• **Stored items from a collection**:
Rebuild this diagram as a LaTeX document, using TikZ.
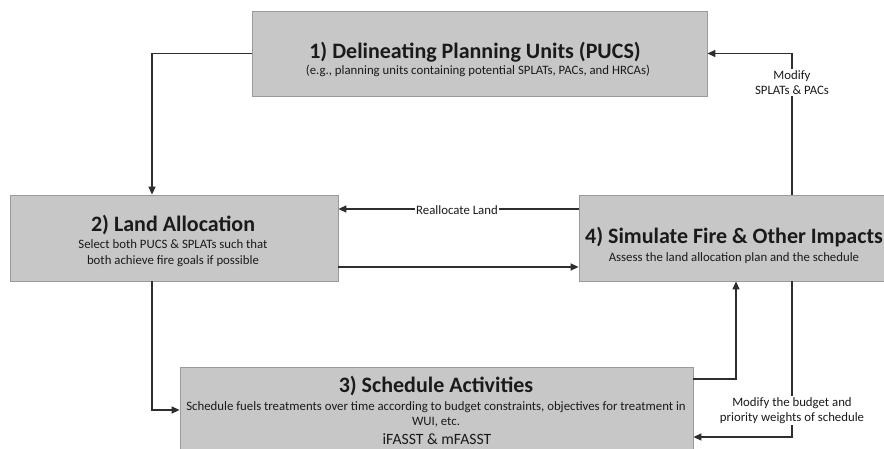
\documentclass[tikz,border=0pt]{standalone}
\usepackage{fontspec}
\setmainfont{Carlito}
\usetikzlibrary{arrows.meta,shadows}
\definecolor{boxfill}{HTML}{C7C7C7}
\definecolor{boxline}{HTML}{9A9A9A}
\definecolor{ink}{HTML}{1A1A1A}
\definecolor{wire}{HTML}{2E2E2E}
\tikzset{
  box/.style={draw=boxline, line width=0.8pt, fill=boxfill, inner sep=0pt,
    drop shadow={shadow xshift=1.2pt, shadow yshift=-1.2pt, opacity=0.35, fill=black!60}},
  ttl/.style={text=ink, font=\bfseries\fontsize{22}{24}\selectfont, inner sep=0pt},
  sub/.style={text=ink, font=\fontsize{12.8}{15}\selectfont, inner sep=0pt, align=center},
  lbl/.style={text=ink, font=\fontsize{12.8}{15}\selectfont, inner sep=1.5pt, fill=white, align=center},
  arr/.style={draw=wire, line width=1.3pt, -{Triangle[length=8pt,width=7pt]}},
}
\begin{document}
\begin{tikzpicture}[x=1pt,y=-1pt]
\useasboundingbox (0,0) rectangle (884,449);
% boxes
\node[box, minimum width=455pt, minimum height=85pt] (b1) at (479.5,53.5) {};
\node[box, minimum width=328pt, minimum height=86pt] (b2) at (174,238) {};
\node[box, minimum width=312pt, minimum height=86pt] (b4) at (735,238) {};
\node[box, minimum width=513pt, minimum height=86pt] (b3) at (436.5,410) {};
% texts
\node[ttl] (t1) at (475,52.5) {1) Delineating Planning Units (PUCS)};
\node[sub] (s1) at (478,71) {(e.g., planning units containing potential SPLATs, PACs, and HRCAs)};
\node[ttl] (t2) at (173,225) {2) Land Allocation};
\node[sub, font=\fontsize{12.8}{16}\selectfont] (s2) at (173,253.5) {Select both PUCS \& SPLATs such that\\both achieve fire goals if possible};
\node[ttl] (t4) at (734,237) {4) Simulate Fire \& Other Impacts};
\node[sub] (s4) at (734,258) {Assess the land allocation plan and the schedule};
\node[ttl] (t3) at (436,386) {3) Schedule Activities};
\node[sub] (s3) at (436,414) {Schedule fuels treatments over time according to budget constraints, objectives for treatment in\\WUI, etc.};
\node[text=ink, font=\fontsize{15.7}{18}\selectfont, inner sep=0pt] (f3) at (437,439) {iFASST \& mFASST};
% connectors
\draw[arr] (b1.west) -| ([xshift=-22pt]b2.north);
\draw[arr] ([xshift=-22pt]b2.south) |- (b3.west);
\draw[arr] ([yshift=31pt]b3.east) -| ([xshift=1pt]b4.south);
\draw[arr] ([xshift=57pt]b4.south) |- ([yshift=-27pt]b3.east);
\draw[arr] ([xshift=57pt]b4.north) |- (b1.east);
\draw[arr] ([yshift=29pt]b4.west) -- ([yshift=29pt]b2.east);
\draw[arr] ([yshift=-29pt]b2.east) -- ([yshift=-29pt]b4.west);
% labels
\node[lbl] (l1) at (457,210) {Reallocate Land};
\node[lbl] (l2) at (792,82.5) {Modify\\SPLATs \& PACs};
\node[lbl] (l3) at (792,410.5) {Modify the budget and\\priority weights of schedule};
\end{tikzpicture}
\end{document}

--

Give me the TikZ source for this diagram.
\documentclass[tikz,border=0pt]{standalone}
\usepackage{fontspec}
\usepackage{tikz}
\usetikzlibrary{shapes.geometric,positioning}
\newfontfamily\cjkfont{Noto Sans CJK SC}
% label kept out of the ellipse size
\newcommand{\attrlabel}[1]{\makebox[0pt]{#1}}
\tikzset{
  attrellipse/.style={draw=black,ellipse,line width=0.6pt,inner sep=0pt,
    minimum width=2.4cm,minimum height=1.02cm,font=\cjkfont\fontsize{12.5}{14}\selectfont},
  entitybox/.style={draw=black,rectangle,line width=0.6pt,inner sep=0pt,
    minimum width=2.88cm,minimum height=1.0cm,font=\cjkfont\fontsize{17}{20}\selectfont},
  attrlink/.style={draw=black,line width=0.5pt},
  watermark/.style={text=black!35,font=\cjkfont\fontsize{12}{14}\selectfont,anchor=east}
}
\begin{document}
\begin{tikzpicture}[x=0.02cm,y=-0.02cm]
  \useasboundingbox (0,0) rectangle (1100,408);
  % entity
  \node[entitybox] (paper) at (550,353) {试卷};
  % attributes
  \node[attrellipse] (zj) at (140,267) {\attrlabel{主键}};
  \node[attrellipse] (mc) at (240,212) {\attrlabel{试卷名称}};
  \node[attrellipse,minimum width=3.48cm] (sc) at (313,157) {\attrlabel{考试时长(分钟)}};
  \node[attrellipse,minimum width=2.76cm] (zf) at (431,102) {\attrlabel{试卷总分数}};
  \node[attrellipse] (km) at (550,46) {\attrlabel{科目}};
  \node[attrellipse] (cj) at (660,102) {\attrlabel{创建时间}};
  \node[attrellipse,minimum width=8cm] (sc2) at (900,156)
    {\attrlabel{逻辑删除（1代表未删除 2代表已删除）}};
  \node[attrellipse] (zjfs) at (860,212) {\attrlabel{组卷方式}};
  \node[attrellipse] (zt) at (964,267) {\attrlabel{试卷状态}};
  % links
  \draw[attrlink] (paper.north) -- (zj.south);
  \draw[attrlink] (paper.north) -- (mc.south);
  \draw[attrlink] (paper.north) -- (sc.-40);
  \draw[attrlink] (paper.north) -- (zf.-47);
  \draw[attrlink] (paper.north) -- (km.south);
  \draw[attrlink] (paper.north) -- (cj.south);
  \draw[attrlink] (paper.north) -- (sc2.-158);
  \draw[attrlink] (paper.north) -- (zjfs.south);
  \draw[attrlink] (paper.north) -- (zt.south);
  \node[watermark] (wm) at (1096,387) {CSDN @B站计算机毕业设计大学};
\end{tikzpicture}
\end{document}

• **WHAT IS EXPECTED**:
Out of the material above, select every line that holds the string "this".

• **REPLY TO THE TASK**:
Rebuild this diagram as a LaTeX document, using TikZ.
Give me the TikZ source for this diagram.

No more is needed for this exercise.